4 thoughts on “What the markets think of Donkeys & Elephants

  1. f

    I haven’t read any articles analyzing the U.S. markets according to elephants or donkeys’ ruling periods. Interesting subject and very well presented.
    It will be nice if you can update us on the key issues mentioned in the speech 🙂

    Reply
  2. The Guru

    Regardless which party is in power, history repeated itself. Japan infamous past crisis happening all over in the US.

    Back then there was no globalization and the YEN isn’t the major world currency. Moreover, a lot of people were insulated due to the restrictive Japanese culture.
    The US have now created Zombie banks and slowly extending into Zombie corporates (GM would be the biggest Zombie ever created if bailed out).
    Global assets are all correlated with the US and expenditures all over the world targeted the US consumer who’s equity equals a BIG MINUS.

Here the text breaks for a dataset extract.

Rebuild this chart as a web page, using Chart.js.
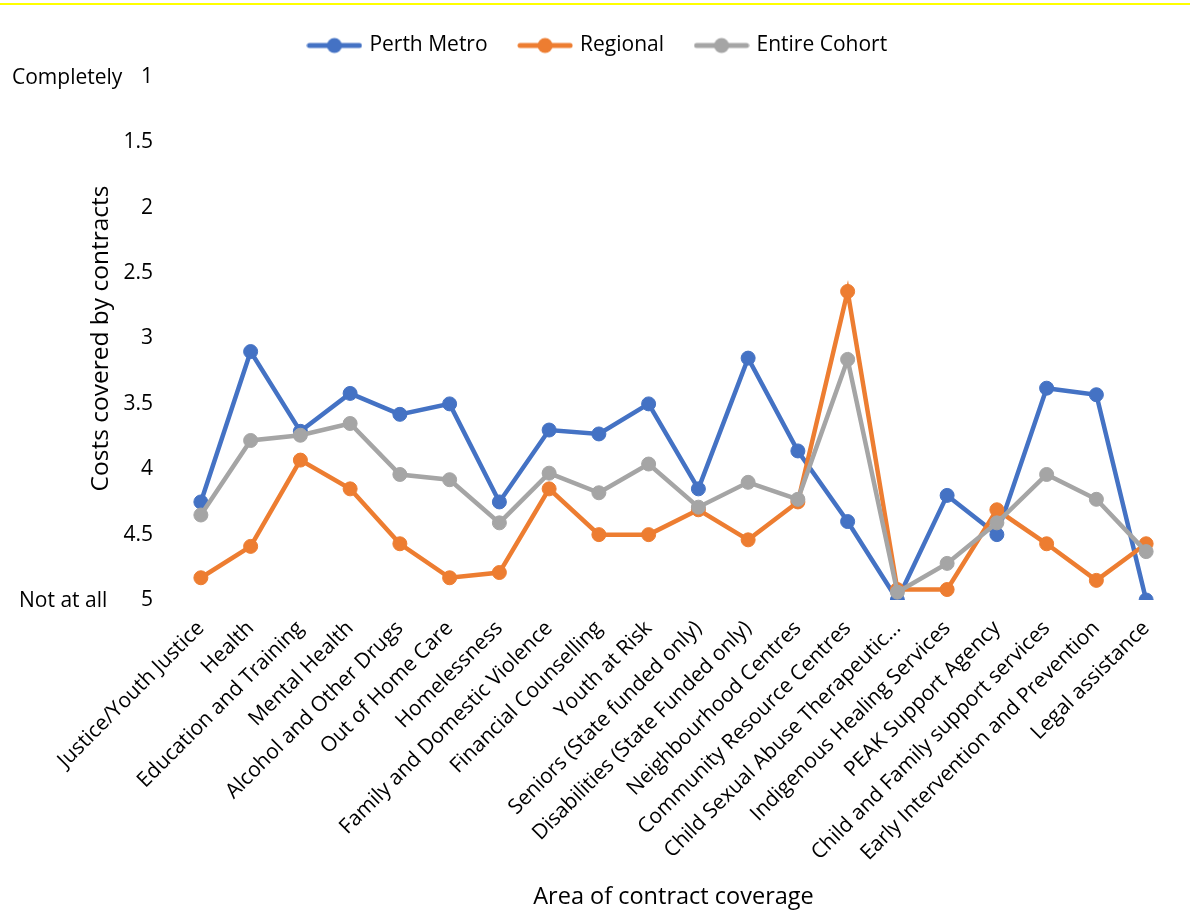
<!DOCTYPE html>
<html>
<head>
<meta charset="utf-8">
<title>Costs covered by contracts</title>
<script src="https://cdn.jsdelivr.net/npm/chart.js@4.4.1/dist/chart.umd.min.js"></script>
<style>
  html, body { margin: 0; padding: 0; background: #ffffff; }
  #wrap { width: 1190px; height: 913px; position: relative; }
</style>
</head>
<body>
<div id="wrap"><canvas id="chart" width="1190" height="913"></canvas></div>
<script>
// Service areas along the horizontal axis
const categories = [
  'Justice/Youth Justice', 'Health', 'Education and Training', 'Mental Health',
  'Alcohol and Other Drugs', 'Out of Home Care', 'Homelessness',
  'Family and Domestic Violence', 'Financial Counselling', 'Youth at Risk',
  'Seniors (State funded only)', 'Disabilities (State Funded only)',
  'Neighbourhood Centres', 'Community Resource Centres',
  'Child Sexual Abuse Therapeutic...', 'Indigenous Healing Services',
  'PEAK Support Agency', 'Child and Family support services',
  'Early Intervention and Prevention', 'Legal assistance'
];

// Average rating: 1 = completely covered, 5 = not at all
const perthMetro   = [4.25, 3.10, 3.71, 3.42, 3.58, 3.50, 4.25, 3.70, 3.73, 3.50, 4.15, 3.15, 3.86, 4.40, 5.00, 4.20, 4.50, 3.38, 3.43, 5.00];
const regional     = [4.83, 4.59, 3.93, 4.15, 4.57, 4.83, 4.79, 4.15, 4.50, 4.50, 4.31, 4.54, 4.25, 2.64, 4.92, 4.92, 4.31, 4.57, 4.85, 4.57];
const entireCohort = [4.35, 3.78, 3.74, 3.65, 4.04, 4.08, 4.41, 4.03, 4.18, 3.96, 4.29, 4.10, 4.23, 3.16, 4.94, 4.72, 4.41, 4.04, 4.23, 4.63];

const seriesNames  = ['Perth Metro', 'Regional', 'Entire Cohort'];
const seriesColors = ['#4472C4', '#ED7D31', '#A5A5A5'];

// Words written beside the two ends of the rating scale
const scaleEnds      = [1, 5];
const scaleEndLabels = ['Completely', 'Not at all'];

const FONT = "'Open Sans', sans-serif";
Chart.defaults.font.family = FONT;
Chart.defaults.color = '#000000';

// Legend swatch: a short line with a round marker on it
function makeSwatch(color) {
  const c = document.createElement('canvas');
  c.width = 56; c.height = 18;
  const g = c.getContext('2d');
  g.strokeStyle = color; g.lineWidth = 5; g.lineCap = 'round';
  g.beginPath(); g.moveTo(3, 9); g.lineTo(53, 9); g.stroke();
  g.fillStyle = color;
  g.beginPath(); g.arc(28, 9, 7.5, 0, Math.PI * 2); g.fill();
  return c;
}
const swatches = seriesColors.map(makeSwatch);

const seriesData = [perthMetro, regional, entireCohort];
const datasets = seriesData.map((values, i) => ({
  label: seriesNames[i],
  data: values,
  borderColor: seriesColors[i],
  backgroundColor: seriesColors[i],
  pointBackgroundColor: seriesColors[i],
  pointBorderColor: seriesColors[i],
  borderWidth: 4.5,
  pointRadius: 7,
  pointBorderWidth: 1,
  pointHoverRadius: 7,
  tension: 0,
  fill: false,
  order: seriesData.length - i
}));

// Extra room under the legend row
const legendSpacing = {
  id: 'legendSpacing',
  beforeInit(chart) {
    const legend = chart.legend;
    if (!legend) return;
    const fit = legend.fit;
    legend.fit = function () {
      fit.call(this);
      this.height += 11;
    };
  }
};

// Yellow rule at the top edge and the words at the scale ends
const decorations = {
  id: 'decorations',
  beforeDraw(chart) {
    const ctx = chart.ctx;
    ctx.save();
    ctx.fillStyle = '#FFFF00';
    ctx.fillRect(0, 3, chart.width, 2);
    ctx.restore();
  },
  afterDraw(chart) {
    const ctx = chart.ctx;
    const y = chart.scales.y;
    ctx.save();
    ctx.font = '21px ' + FONT;
    ctx.fillStyle = '#000000';
    ctx.textBaseline = 'middle';
    ctx.textAlign = 'left';
    const xs = [12, 19];
    scaleEnds.forEach((v, i) => {
      ctx.fillText(scaleEndLabels[i], xs[i], y.getPixelForValue(v) + 1);
    });
    ctx.restore();
  }
};

new Chart(document.getElementById('chart'), {
  type: 'line',
  data: { labels: categories, datasets },
  options: {
    responsive: false,
    devicePixelRatio: 1,
    animation: false,
    events: [],
    layout: { padding: { top: 2, left: 26, right: 19, bottom: 2 } },
    plugins: {
      tooltip: { enabled: false },
      legend: {
        position: 'top',
        align: 'center',
        labels: {
          usePointStyle: true,
          pointStyleWidth: 49,
          padding: 33,
          color: '#000000',
          font: { size: 21, family: FONT },
          sort: (a, b) => a.datasetIndex - b.datasetIndex,
          generateLabels(chart) {
            const items = Chart.defaults.plugins.legend.labels.generateLabels(chart);
            items.forEach(it => { it.pointStyle = swatches[it.datasetIndex]; });
            return items;
          }
        }
      }
    },
    scales: {
      x: {
        type: 'category',
        offset: true,
        grid: { display: false, drawTicks: false },
        border: { display: false },
        ticks: {
          autoSkip: false,
          maxRotation: 45,
          minRotation: 45,
          padding: 16,
          color: '#000000',
          font: { size: 21, family: FONT }
        },
        title: {
          display: true,
          text: 'Area of contract coverage',
          color: '#000000',
          font: { size: 23.5, family: FONT },
          padding: { top: 0, bottom: 0 }
        },
        afterFit(scale) { scale.height = 311; }
      },
      y: {
        min: 1,
        max: 5,
        reverse: true,
        grid: { display: false, drawTicks: false },
        border: { display: false },
        ticks: {
          stepSize: 0.5,
          padding: 23,
          color: '#000000',
          font: { size: 21, family: FONT },
          callback: (v) => String(Math.round(v * 10) / 10)
        },
        title: {
          display: true,
          text: 'Costs covered by contracts',
          color: '#000000',
          font: { size: 24.5, family: FONT },
          padding: { top: 60, bottom: 0 }
        },
        afterFit(scale) { scale.width = 150; }
      }
    }
  },
  plugins: [legendSpacing, decorations]
});
</script>
</body>
</html>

    Even after the exponential growth of the FED balance sheet, the Global Stagnation is unavoidable.

    Inflation causes wars, but deflation and depression lead to revolutions.

    Indeed, all this is being pulled off to create such result be prepared Chavez, Najad, Putin and Hu Jintao. Internal army spending will bleed your economies to death.

    You read it here first, on the Hamour’s blog. The Guru has spoken!

    Reply
  3. Nubo

    OT

    Why is the British Pound falling so hard against the Dinar? I’m making Christmas vacation plans and London at this rate is way cheaper than Dubai! 1 KD gets you £2.5 Sterling! What gives?

    Thanks

    Reply
  4. The Guru

    @Nubo
    KWD/USD rate hasnt changed much, but the pound to the US dropped big time so you get this huge decline in Pound vs KD.

    The British economy is underwater, recession, huge job cuts and Zombie banks.
    Money is flowing out of the UK fast and to make matters worse their Guilts (Gov. Bonds) aren’t being bought ( reminds me of their initial empire collapse and Sorros all over again)

    Huge interest rate cuts and more to come.
    The pound needs to be low to attract capital inflows and stimulate manufacturing demand.